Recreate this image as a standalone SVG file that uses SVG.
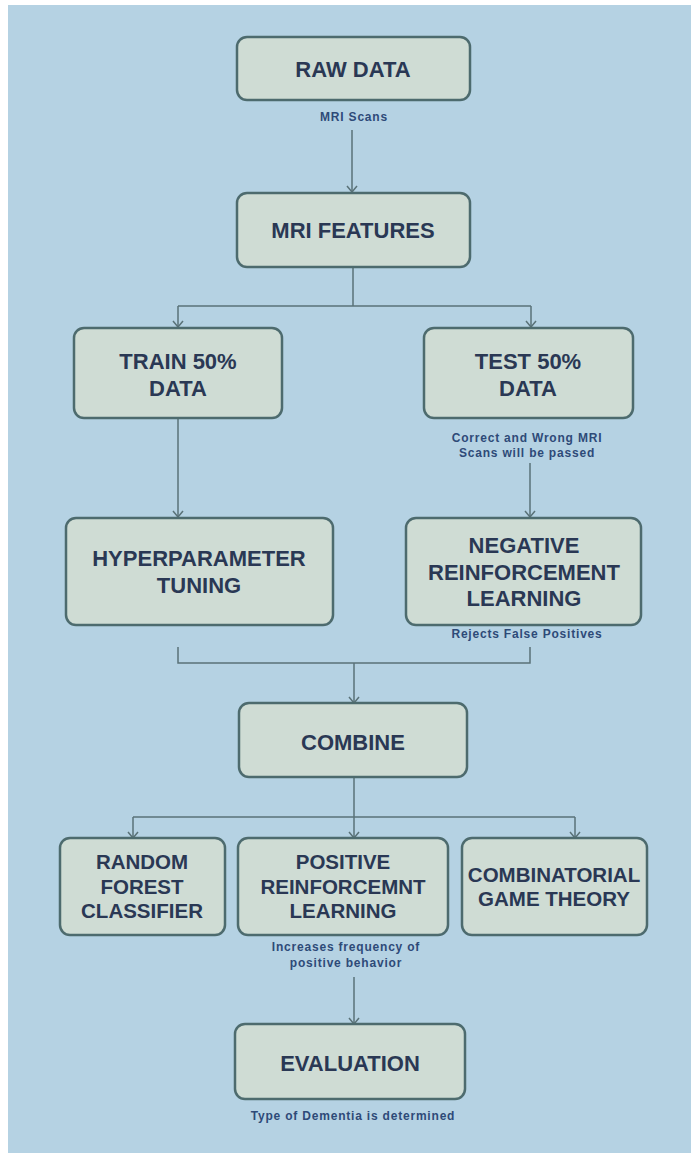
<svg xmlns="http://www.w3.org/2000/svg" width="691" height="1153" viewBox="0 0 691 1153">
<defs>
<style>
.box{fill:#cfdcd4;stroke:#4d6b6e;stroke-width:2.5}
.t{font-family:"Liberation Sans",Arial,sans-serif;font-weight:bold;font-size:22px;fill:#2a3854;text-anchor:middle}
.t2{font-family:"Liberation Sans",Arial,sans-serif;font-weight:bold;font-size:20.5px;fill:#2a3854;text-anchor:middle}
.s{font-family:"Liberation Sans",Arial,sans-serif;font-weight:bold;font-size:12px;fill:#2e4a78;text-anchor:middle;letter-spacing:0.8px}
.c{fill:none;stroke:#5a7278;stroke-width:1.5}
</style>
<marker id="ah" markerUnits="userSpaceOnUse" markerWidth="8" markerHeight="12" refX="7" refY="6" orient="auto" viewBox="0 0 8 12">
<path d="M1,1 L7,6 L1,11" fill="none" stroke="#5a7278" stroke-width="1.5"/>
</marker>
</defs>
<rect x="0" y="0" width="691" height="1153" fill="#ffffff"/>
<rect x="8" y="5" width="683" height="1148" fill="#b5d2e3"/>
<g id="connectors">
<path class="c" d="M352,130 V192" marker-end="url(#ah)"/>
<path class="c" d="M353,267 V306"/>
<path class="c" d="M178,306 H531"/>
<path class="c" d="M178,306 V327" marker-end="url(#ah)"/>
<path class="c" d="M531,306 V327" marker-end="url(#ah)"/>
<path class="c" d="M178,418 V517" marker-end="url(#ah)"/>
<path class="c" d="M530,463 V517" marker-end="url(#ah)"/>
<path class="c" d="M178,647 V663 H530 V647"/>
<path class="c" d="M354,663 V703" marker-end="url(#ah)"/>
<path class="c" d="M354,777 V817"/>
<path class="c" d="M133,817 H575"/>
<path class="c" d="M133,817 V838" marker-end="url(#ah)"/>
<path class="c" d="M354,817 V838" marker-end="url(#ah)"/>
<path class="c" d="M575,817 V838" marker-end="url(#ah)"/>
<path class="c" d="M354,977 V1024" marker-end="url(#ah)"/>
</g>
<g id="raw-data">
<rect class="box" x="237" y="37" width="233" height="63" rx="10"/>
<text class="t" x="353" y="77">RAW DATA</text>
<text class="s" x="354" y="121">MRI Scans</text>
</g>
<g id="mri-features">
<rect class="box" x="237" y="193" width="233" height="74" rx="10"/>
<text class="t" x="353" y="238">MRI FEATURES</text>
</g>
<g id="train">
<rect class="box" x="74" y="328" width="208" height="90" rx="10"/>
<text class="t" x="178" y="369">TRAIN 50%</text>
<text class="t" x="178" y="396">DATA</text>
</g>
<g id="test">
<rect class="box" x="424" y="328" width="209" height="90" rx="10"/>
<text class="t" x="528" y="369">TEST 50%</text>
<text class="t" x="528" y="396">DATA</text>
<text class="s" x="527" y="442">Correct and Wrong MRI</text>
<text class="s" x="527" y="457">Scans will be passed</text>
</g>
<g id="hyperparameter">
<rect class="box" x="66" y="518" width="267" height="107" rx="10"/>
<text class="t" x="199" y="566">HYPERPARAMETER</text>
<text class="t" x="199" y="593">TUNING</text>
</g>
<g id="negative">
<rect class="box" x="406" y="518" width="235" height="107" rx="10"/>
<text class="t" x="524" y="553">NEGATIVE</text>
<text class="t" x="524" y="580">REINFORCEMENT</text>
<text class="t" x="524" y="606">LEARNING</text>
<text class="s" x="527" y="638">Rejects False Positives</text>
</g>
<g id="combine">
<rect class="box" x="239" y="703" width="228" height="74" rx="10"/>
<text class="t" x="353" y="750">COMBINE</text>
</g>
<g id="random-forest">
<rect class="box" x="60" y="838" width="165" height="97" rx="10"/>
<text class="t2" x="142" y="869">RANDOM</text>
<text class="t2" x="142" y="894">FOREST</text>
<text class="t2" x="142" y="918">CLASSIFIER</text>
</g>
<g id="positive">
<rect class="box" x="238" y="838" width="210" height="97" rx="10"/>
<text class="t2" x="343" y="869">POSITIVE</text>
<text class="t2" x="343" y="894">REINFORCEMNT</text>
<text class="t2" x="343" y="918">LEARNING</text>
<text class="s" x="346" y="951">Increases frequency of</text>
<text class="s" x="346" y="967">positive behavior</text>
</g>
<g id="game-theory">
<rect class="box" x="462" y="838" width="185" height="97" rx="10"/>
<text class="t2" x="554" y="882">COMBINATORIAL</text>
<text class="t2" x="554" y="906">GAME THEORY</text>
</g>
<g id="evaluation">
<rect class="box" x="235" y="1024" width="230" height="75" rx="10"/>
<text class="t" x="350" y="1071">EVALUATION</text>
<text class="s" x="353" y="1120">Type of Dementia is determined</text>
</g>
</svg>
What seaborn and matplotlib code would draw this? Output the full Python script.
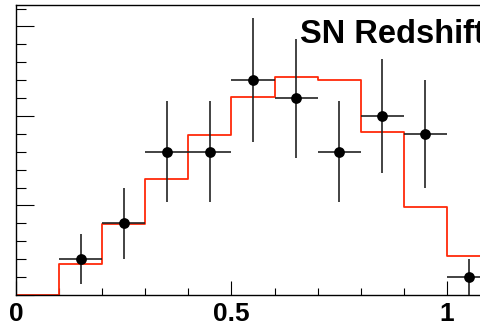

★ ★ ★ ★ ★ ★ ★

* _OBJECTIVE_:
Give only the count of lines in the data that include the string "this".

* _ANSWER IN FULL_:
2